The event was set up by Spivey in August 2013 in a bid to move consumers away from the supermarket aisles and get them tasting interesting wines in a relaxed setting, with street food and music thrown in.
It’s done a great job so far, giving the average wine drinker an idea of the diverse range of wines that are out there. It returns for it’s sixth outing in spring 2016. Hopefully it will continue long into the future.
2. Noble Rot
Millennial appeal: Multi-disciplinary
Noble Rot fanzine founders Mark Andrew and Dan Keeling opened this wine bar and restaurant on Lamb’s Conduit Street late last year. It may be housed in the decidedly old-school former Vats wine bar, but the ideas a right up to the present date, with loads of fun to be had with a thrilling range of wines. Raveneau Rock Oysters, anyone?
The space boasts a 70-seater restaurant headed up by Paul Weaver of St John Bread & Wine and The Sportsman in Seasalter fame.
The bar specialises in British produce with a French accent and its menu will change with the seasons. Wines comes from around the world with a strong by the glass offering at generous prices. Bottles, meanwhile, feature hard-to-find back vintages from top producers.

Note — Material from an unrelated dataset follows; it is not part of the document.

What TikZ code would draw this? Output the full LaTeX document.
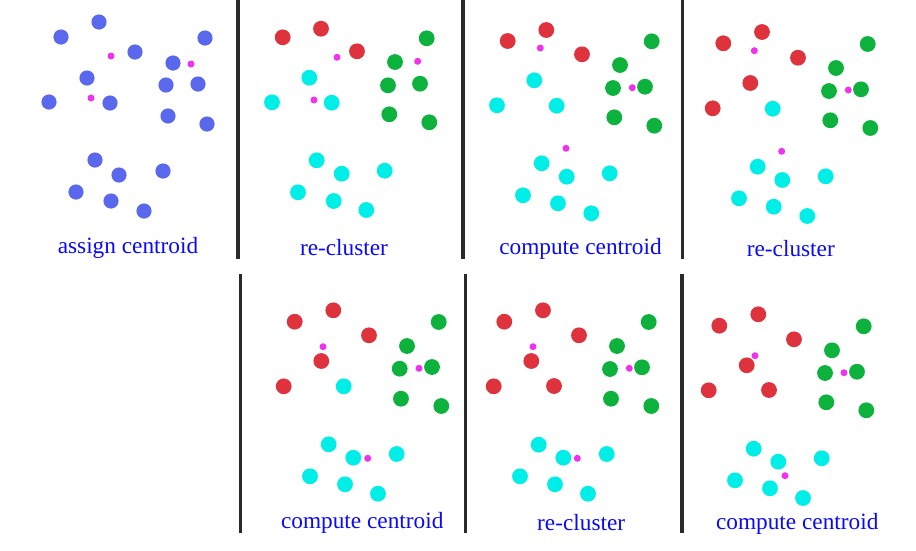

Andrew and Keeling’s success with Noble Rot the fanzine owed as much to the pair’s shrewd design and marketing as it did to content; there’s little doubt that same shrewdness will make this venue a destination for a new generation of wine drinkers, as well as some of the old ones who know a good new thing when they see it.
1. Lucky Chip Burgers and Wine
Millennial appeal: burgers
Burgers and wine always wins.
Lucky Chip started life as a burger van in London Fields, launched by Ben Denner, former general manager at the Cobden Club in Kensal Rise, and his wife Jody.

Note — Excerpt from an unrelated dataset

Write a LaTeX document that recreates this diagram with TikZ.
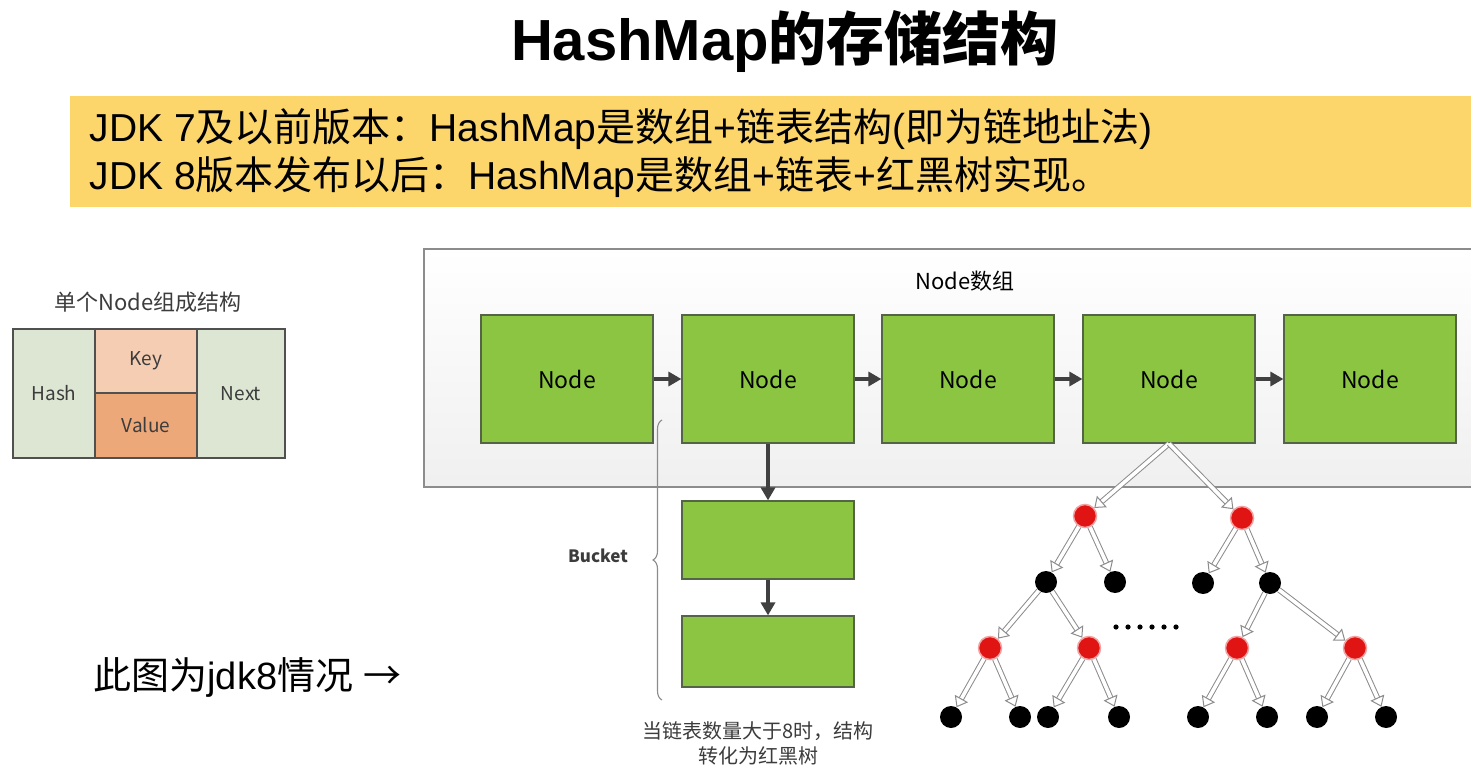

There can be few burger places in the world with such a dedicated wine list. Denner uses 18-20 suppliers, and always has plenty on offer by the glass.
Burgers and Wine also features a Cult Wine Thursday theme (previous cult wines have included a 2007 Silver Oak Cabernet, Kissla Chardonnay 2001 and Alban vineyards 2010), a Monday night wine club, plus winemaker events once a month.
This burger joint is no McDonald’s – one customer, Denner relates, came in and spent £300 in 20 minutes on a ‘Royale wit Cheese’ and a bottle of Sine Qua Non; although it should be said the burger was £8.95.
On the wine side Lucky Chip offers cash margins that decrease as you go up the list, and the good news for lovers of burgers and wine is that Denner’s five-year plan is to open three more such venues in London.